Thursday, January 13, 2011

Guess what? Sam is like Chris.

Yesterday morning, Sam was sitting on my bed watching TV and getting dressed for school.

Well, actually, what he was doing was sitting on my bed, watching TV with his mouth hanging open, clutching a limply dangling shirt in his immobile hand.


The shirt would twitch closer to his body.


He'd open the bottom of the shirt.


He'd begin to put one hand in the sleeve.


Eventually I made him go to his room and get dressed. He emerged five seconds later, fully clothed.

It was notable, this television hypnosis, and I wondered if maybe it wasn't a good thing.

That night, Chris and I are in the kitchen. I'd been loading the dishwasher while Biggest Loser was on the TV. Sam comes in and asks for some milk.

Two minutes later I turn around and see Chris, his hand on the open refrigerator door, staring at the TV, mouth hanging open.

It wasn't even the weigh-in, people. They were just jogging on treadmills.


  1. Yeah, we definitely pause/stop Between the Lions in the AM when we need Dana to get her [self] in gear. And to show its not just my side of the family, I need to turn off electronics/move books and/or magazines when I want to have a discussion with Elise. The magic hypnotism of the idiot box (boxes if you include computers) is amazing.
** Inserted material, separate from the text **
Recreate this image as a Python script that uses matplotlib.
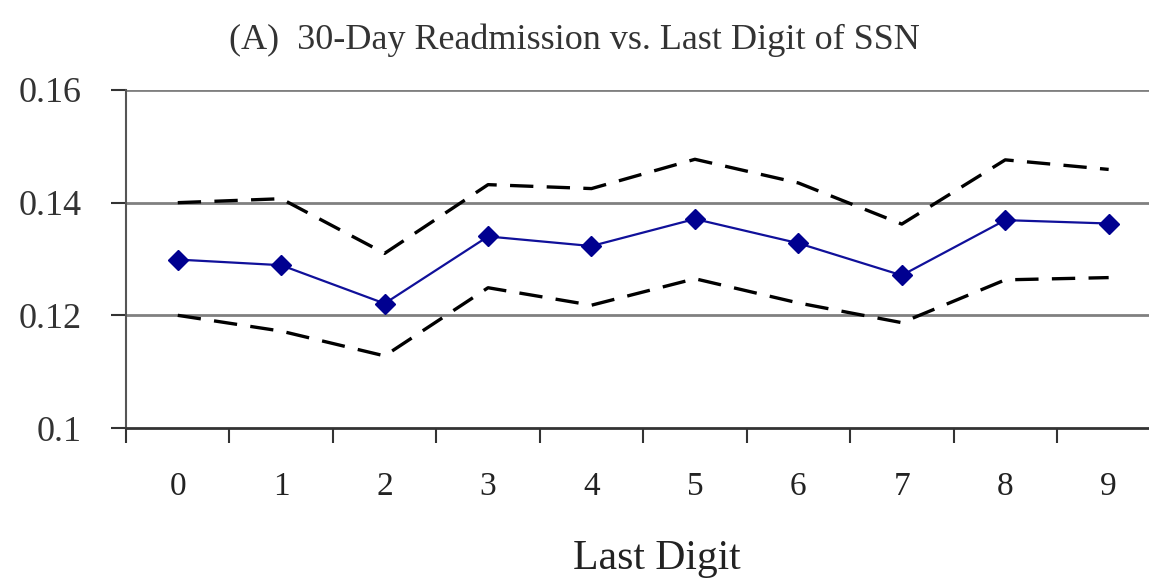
import numpy as np
import matplotlib.pyplot as plt

digits = [0, 1, 2, 3, 4, 5, 6, 7, 8, 9]
rate = [0.1299, 0.1289, 0.1221, 0.1340, 0.1323, 0.1371, 0.1328, 0.1271, 0.1369, 0.1363]
upper = [0.1400, 0.1407, 0.1310, 0.1432, 0.1425, 0.1477, 0.1435, 0.1362, 0.1476, 0.1459]
lower = [0.1200, 0.1172, 0.1128, 0.1249, 0.1218, 0.1265, 0.1222, 0.1187, 0.1263, 0.1267]
yticks = [0.1, 0.12, 0.14, 0.16]
ytick_labels = ["0.1", "0.12", "0.14", "0.16"]

plt.rcParams['font.family'] = ['Liberation Serif', 'DejaVu Serif']

fig = plt.figure(figsize=(11.49, 5.78), dpi=100)
ax = fig.add_axes([0.1097, 0.2595, 0.8903, 0.5848])

# horizontal grid lines
for y in yticks[1:]:
    ax.axhline(y, color='#808080', linewidth=2.0, zorder=1)

ax.plot(digits, upper, color='black', linewidth=2.4, dashes=(7, 4), zorder=2)
ax.plot(digits, lower, color='black', linewidth=2.4, dashes=(7, 4), zorder=2)
ax.plot(digits, rate, color='#10109a', linewidth=1.6, marker='D', markersize=10,
        markerfacecolor='#000090', markeredgecolor='#000090', zorder=3)

ax.set_xlim(-0.5, 9.39)
ax.set_ylim(0.1, 0.16)
ax.set_yticks(yticks)
ax.set_yticklabels(ytick_labels)
ax.set_xticks(np.arange(-0.5, 9, 1.0))
ax.set_xticklabels([])
# category labels sit between the tick marks
for d in digits:
    ax.text(d, -0.175, str(d), transform=ax.get_xaxis_transform(), ha='center', va='center',
            fontsize=24, color='#222222')

for s in ['top', 'right']:
    ax.spines[s].set_visible(False)
ax.spines['left'].set_color('#555555')
ax.spines['left'].set_linewidth(1.5)
ax.spines['bottom'].set_color('#333333')
ax.spines['bottom'].set_linewidth(2.0)
ax.tick_params(axis='y', direction='out', length=11, width=1.5, pad=21, labelsize=26, colors='#333333')
ax.tick_params(axis='x', direction='out', length=11, width=1.5, color='#333333')

ax.set_xlabel("Last Digit", fontsize=30, color='#222222')
ax.xaxis.set_label_coords(0.519, -0.33)
fig.text(0.5, 0.931, "(A)  30-Day Readmission vs. Last Digit of SSN", ha='center', va='center',
         fontsize=26, color='#333333')

fig.savefig("out.png", dpi=100)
  2. Parents of only children are SPOILED. See, Owen has a fit if I pause it for Sam, because Owen's already dressed and . . . maybe I should just institute automatic pausing for getting dressed. I'm not saying you should have DISCUSSIONS with the TV on. That's just weird. Of course you can't pay attention to that. But I can get dressed and watch TV at the same time. Mostly I found the beginning and ending of my day to be humorously matched bookends.